### Data excerpt
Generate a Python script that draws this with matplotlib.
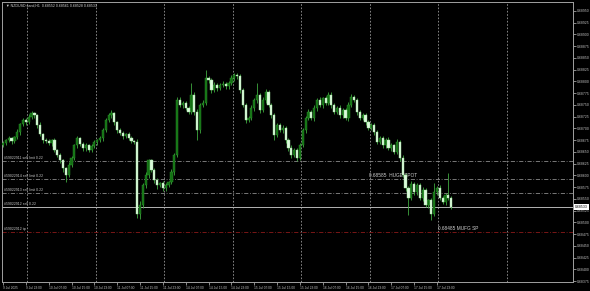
import numpy as np
import matplotlib
matplotlib.use("Agg")
import matplotlib.pyplot as plt

plt.rcParams['font.family'] = ['Liberation Sans', 'DejaVu Sans']

title = "\u25bc NZDUSD.sand,H1  0.68552 0.68561 0.68528 0.68533"

# H1 closes in points (1e-5)
first_open = 68665
close_pts = [
    68669, 68675, 68679, 68673, 68681, 68692, 68709, 68718, 68713, 68724,
    68732, 68728, 68707, 68688, 68675, 68673, 68669, 68675, 68654, 68643,
    68632, 68615, 68601, 68622, 68637, 68664, 68679, 68667, 68658, 68664,
    68654, 68662, 68671, 68675, 68679, 68696, 68718, 68728, 68732, 68713,
    68696, 68690, 68684, 68688, 68679, 68673, 68671, 68518, 68537, 68579,
    68601, 68632, 68611, 68590, 68579, 68584, 68573, 68579, 68586, 68607,
    68643, 68760, 68750, 68754, 68743, 68735, 68771, 68735, 68696, 68750,
    68754, 68807, 68803, 68781, 68792, 68786, 68792, 68794, 68790, 68796,
    68807, 68813, 68811, 68781, 68750, 68718, 68722, 68743, 68760, 68771,
    68739, 68760, 68777, 68750, 68728, 68686, 68707, 68696, 68701, 68675,
    68658, 68643, 68654, 68637, 68664, 68696, 68722, 68735, 68722, 68743,
    68760, 68750, 68764, 68754, 68771, 68750, 68735, 68743, 68728, 68739,
    68722, 68750, 68767, 68760, 68735, 68722, 68728, 68713, 68701, 68707,
    68692, 68671, 68679, 68664, 68675, 68658, 68664, 68650, 68671, 68637,
    68601, 68573, 68552, 68581, 68564, 68579, 68552, 68569, 68537, 68547,
    68518, 68564, 68573, 68552, 68543, 68558, 68552, 68533,
]
# wick lengths above / below the body, points
up_wick = [
    4, 3, 5, 3, 4, 6, 3, 5, 4, 6,
    5, 4, 3, 6, 3, 4, 5, 3, 4, 3,
    5, 3, 4, 6, 5, 4, 5, 3, 4, 5,
    3, 4, 5, 3, 6, 4, 5, 6, 8, 4,
    3, 5, 4, 3, 5, 4, 3, 6, 8, 5,
    6, 4, 3, 5, 4, 3, 5, 4, 3, 6,
    5, 6, 8, 5, 4, 5, 25, 6, 7, 5,
    6, 17, 5, 4, 6, 5, 4, 6, 5, 4,
    6, 5, 4, 5, 6, 4, 5, 6, 5, 25,
    5, 6, 7, 4, 5, 6, 5, 4, 6, 5,
    4, 6, 5, 4, 6, 5, 4, 7, 5, 6,
    5, 6, 4, 5, 7, 6, 5, 4, 6, 5,
    4, 6, 7, 5, 4, 5, 6, 4, 5, 4,
    5, 4, 6, 5, 4, 6, 5, 4, 7, 5,
    6, 4, 5, 7, 6, 5, 4, 6, 5, 4,
    6, 20, 5, 6, 5, 4, 47, 5,
]
dn_wick = [
    4, 5, 3, 6, 4, 3, 5, 4, 6, 3,
    4, 5, 6, 4, 5, 3, 4, 6, 5, 4,
    6, 8, 15, 5, 4, 3, 5, 4, 6, 5,
    4, 5, 3, 6, 4, 5, 3, 4, 5, 6,
    5, 4, 6, 5, 4, 3, 5, 9, 10, 6,
    5, 6, 4, 5, 7, 4, 6, 5, 4, 5,
    6, 4, 5, 6, 4, 5, 4, 6, 21, 5,
    4, 5, 6, 5, 4, 6, 5, 4, 5, 6,
    4, 5, 6, 5, 4, 6, 5, 4, 5, 6,
    5, 4, 6, 5, 6, 11, 5, 4, 6, 5,
    6, 5, 4, 6, 5, 4, 6, 5, 4, 6,
    5, 4, 6, 5, 4, 6, 5, 4, 6, 5,
    4, 6, 5, 4, 6, 5, 4, 6, 5, 4,
    6, 5, 4, 6, 5, 4, 6, 5, 4, 6,
    5, 6, 37, 5, 6, 5, 4, 6, 5, 7,
    13, 5, 6, 5, 4, 6, 5, 4,
]

time_bars = [0, 8, 16, 24, 32, 40, 48, 56, 64, 72, 80, 88, 96, 104, 112,
             120, 128, 136, 144, 152]
time_labels = ["9 Jul 2025", "9 Jul 23:00", "10 Jul 07:00", "10 Jul 15:00",
               "10 Jul 23:00", "11 Jul 07:00", "11 Jul 15:00", "11 Jul 23:00",
               "14 Jul 07:00", "14 Jul 15:00", "14 Jul 23:00", "15 Jul 07:00",
               "15 Jul 15:00", "15 Jul 23:00", "16 Jul 07:00", "16 Jul 15:00",
               "16 Jul 23:00", "17 Jul 07:00", "17 Jul 15:00", "17 Jul 23:00"]
day_start_bars = [9, 33, 57, 81, 105, 129, 153, 177]

price_ticks = [0.68950, 0.68925, 0.68900, 0.68875, 0.68850, 0.68825, 0.68800,
               0.68775, 0.68750, 0.68725, 0.68700, 0.68675, 0.68650, 0.68625,
               0.68600, 0.68575, 0.68550, 0.68525, 0.68500, 0.68475, 0.68450,
               0.68425, 0.68400, 0.68375]

order_levels = [0.68630, 0.68592, 0.68562]
order_labels = ["#59022911 sell limit 0.22", "#59022914 sell limit 0.22",
                "#59022913 sell limit 0.22"]
sell_label = "#59022912 sell 0.22"
tp_level = 0.68479
tp_label = "#59022912 tp"
notes = [("0.68585  HUGE SPOT", 128.2, 0.68592), ("0.68485 MUFG SP", 152.4, 0.68479)]

close = np.array(close_pts) / 1e5
opens = np.concatenate([[first_open / 1e5], close[:-1]])
high = np.maximum(opens, close) + np.array(up_wick) / 1e5
low = np.minimum(opens, close) - np.array(dn_wick) / 1e5
x = np.arange(len(close))
bull = close >= opens

fig = plt.figure(figsize=(5.9, 2.91), dpi=100, facecolor='black')
ax = fig.add_axes([2 / 590, 1 - 282 / 291, 571 / 590, 280 / 291])
ax.set_facecolor('black')

# day separators
ax.vlines(np.array(day_start_bars) - 0.5, 0, 1, transform=ax.get_xaxis_transform(),
          colors='#9a9a9a', lw=0.6, linestyles=(0, (2, 2)))

ax.vlines(x, low, high, colors='#3fa83f', lw=0.6, zorder=3)
body_lo = np.minimum(opens, close)
body_h = np.maximum(np.abs(close - opens), 0.000012)
ax.bar(x[bull], body_h[bull], bottom=body_lo[bull], width=0.78,
       color='#136f13', edgecolor='#2c9a2c', lw=0.3, zorder=4)
ax.bar(x[~bull], body_h[~bull], bottom=body_lo[~bull], width=0.78,
       color='#dcfadc', edgecolor='#9ede9e', lw=0.3, zorder=4)

# order lines
for lvl, lab in zip(order_levels, order_labels):
    ax.axhline(lvl, color='#8a8a8a', lw=0.6, ls=(0, (5, 2, 1, 2)), zorder=2)
    ax.text(0.3, lvl + 0.00002, lab, color='#c8c8c8', fontsize=2.5, va='bottom')
ax.axhline(close[-1], color='#b4b4b4', lw=0.7, zorder=2)
ax.text(0.3, close[-1] + 0.00002, sell_label, color='#c8c8c8', fontsize=2.5, va='bottom')
ax.axhline(tp_level, color='#8b1a1a', lw=0.6, ls=(0, (5, 2, 1, 2)), zorder=2)
ax.text(0.3, tp_level + 0.00002, tp_label, color='#c8c8c8', fontsize=2.5, va='bottom')
for txt, bx, lvl in notes:
    ax.text(bx, lvl + 0.00003, txt, color='#d0d0d0', fontsize=3.4, va='bottom')

ax.text(4 / 571, 1 - 2 / 280, title, transform=ax.transAxes, color='#d0d0d0',
        fontsize=2.6, va='top', ha='left')

ax.set_xlim(-0.35, 199.65)
ax.set_ylim(0.683734, 0.689691)

ax.yaxis.tick_right()
ax.set_yticks(price_ticks)
ax.set_yticklabels([f"{p:.5f}" for p in price_ticks])
ax.set_xticks(time_bars)
ax.set_xticklabels(time_labels)
for t in ax.get_xticklabels():
    t.set_ha('left')
ax.tick_params(axis='y', colors='#c0c0c0', labelsize=2.5, length=2, width=0.5, pad=1)
ax.tick_params(axis='x', colors='#c0c0c0', labelsize=2.3, length=2, width=0.5, pad=1)

# bid price box
ax.text(1.004, close[-1], f"{close[-1]:.5f}", transform=ax.get_yaxis_transform(),
        fontsize=2.5, color='black', va='center', ha='left',
        bbox=dict(boxstyle='square,pad=0.25', fc='white', ec='white', lw=0))

for s in ax.spines.values():
    s.set_color('#a0a0a0')
    s.set_linewidth(0.7)

fig.savefig('out.png', dpi=100, facecolor='black')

### Task to carry out
Go from the first line of the data above to the line containing "0.68552 0.68561 0.68528" and retype exactly those lines, both included, but none of the pictures.

### Solution below
Generate a Python script that draws this with matplotlib.
import numpy as np
import matplotlib
matplotlib.use("Agg")
import matplotlib.pyplot as plt

plt.rcParams['font.family'] = ['Liberation Sans', 'DejaVu Sans']

title = "\u25bc NZDUSD.sand,H1  0.68552 0.68561 0.68528 0.68533"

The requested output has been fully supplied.